## Written request
Only the lines from the start of the data through the line with "-10, -16, -8];" belong in the copy. Restate them word for word, minus the pictures.

________

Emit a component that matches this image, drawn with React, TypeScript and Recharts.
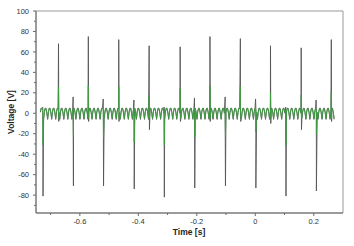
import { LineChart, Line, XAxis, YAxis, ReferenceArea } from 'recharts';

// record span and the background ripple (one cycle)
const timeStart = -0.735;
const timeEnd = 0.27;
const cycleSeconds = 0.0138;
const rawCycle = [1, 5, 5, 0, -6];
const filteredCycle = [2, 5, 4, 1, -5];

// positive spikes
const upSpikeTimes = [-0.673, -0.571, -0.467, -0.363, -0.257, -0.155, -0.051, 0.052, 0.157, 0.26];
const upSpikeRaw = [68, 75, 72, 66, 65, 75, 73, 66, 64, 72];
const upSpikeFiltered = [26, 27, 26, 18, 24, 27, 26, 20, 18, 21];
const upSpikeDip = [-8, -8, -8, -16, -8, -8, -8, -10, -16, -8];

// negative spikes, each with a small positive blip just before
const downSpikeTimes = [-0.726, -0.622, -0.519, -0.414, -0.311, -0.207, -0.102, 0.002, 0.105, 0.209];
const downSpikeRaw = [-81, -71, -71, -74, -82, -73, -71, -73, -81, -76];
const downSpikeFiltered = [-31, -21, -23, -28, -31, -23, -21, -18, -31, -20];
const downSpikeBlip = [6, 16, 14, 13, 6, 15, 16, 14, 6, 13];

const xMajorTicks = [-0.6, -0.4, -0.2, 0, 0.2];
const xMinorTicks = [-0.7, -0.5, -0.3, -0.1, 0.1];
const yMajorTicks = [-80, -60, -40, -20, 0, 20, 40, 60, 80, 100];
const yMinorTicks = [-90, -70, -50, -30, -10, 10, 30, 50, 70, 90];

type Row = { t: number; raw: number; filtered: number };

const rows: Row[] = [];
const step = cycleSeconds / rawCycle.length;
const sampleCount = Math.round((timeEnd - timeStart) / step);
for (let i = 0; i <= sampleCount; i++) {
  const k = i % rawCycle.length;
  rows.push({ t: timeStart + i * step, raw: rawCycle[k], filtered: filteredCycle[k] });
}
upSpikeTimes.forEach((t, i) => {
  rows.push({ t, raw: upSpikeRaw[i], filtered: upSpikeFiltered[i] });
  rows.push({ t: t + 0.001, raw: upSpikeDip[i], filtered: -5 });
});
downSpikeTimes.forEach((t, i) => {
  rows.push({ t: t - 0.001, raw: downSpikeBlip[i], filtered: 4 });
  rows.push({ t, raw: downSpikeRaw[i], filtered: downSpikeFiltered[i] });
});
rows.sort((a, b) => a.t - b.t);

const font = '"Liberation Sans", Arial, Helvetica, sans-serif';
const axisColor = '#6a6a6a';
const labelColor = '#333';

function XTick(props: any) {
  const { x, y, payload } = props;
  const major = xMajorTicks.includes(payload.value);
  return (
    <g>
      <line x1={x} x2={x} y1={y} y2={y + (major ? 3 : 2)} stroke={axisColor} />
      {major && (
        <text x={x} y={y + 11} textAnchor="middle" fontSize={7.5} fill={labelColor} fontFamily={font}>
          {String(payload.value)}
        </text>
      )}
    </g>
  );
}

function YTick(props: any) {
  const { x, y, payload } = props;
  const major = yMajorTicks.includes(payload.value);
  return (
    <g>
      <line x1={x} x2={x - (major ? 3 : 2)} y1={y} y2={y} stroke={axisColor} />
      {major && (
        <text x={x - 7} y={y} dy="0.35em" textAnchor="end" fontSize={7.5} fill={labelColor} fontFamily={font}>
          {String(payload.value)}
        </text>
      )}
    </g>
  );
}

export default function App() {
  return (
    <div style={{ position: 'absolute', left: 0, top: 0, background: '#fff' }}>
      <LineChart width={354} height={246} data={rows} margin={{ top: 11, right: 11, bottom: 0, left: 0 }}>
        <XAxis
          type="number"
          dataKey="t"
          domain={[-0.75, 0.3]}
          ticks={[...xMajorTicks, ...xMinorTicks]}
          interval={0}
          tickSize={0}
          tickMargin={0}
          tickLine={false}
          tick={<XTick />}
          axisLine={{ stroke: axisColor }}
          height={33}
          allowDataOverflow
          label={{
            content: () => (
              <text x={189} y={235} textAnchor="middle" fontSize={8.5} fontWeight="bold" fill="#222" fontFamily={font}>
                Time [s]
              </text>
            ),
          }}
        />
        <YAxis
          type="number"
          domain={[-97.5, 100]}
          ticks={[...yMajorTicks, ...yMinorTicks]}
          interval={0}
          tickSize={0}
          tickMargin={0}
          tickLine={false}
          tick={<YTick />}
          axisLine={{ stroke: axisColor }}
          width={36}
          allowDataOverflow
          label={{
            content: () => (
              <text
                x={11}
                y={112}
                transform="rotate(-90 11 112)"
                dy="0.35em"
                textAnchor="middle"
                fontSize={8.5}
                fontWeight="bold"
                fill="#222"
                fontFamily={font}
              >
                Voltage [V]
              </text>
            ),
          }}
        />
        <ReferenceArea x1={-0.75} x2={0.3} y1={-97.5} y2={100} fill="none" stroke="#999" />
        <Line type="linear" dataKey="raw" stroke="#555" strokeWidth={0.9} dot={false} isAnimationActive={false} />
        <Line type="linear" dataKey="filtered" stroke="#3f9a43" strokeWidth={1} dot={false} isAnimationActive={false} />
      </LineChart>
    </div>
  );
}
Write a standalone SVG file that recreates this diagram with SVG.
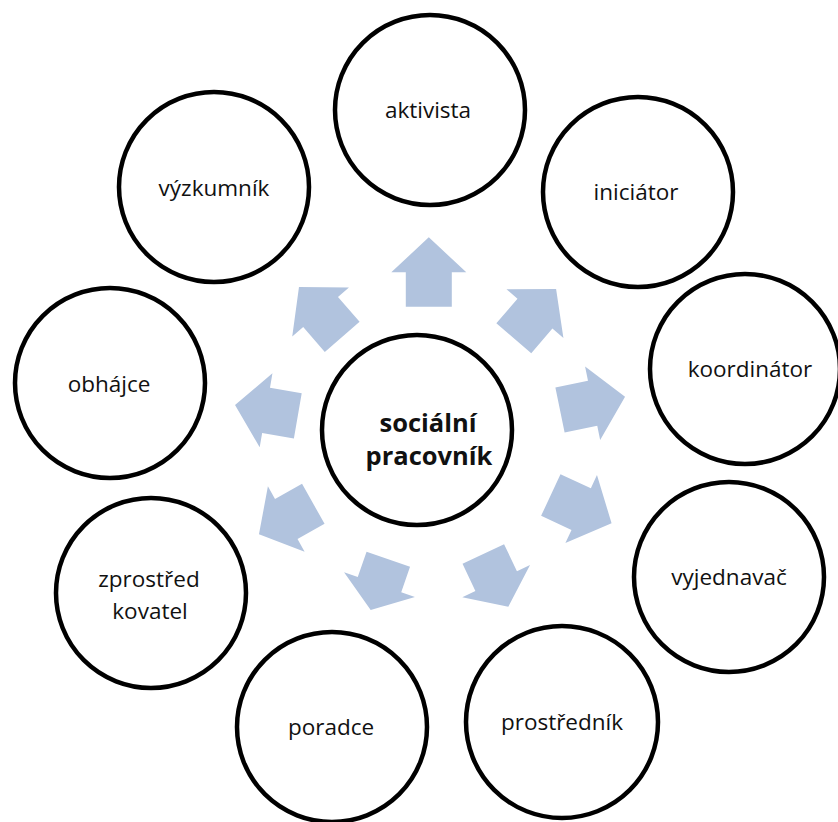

________

## Task output
Emit a component that matches this image, drawn with React, TypeScript and Recharts.
import { LineChart, Line, XAxis, YAxis, ReferenceArea } from 'recharts';

// record span and the background ripple (one cycle)
const timeStart = -0.735;
const timeEnd = 0.27;
const cycleSeconds = 0.0138;
const rawCycle = [1, 5, 5, 0, -6];
const filteredCycle = [2, 5, 4, 1, -5];

// positive spikes
const upSpikeTimes = [-0.673, -0.571, -0.467, -0.363, -0.257, -0.155, -0.051, 0.052, 0.157, 0.26];
const upSpikeRaw = [68, 75, 72, 66, 65, 75, 73, 66, 64, 72];
const upSpikeFiltered = [26, 27, 26, 18, 24, 27, 26, 20, 18, 21];
const upSpikeDip = [-8, -8, -8, -16, -8, -8, -8, -10, -16, -8];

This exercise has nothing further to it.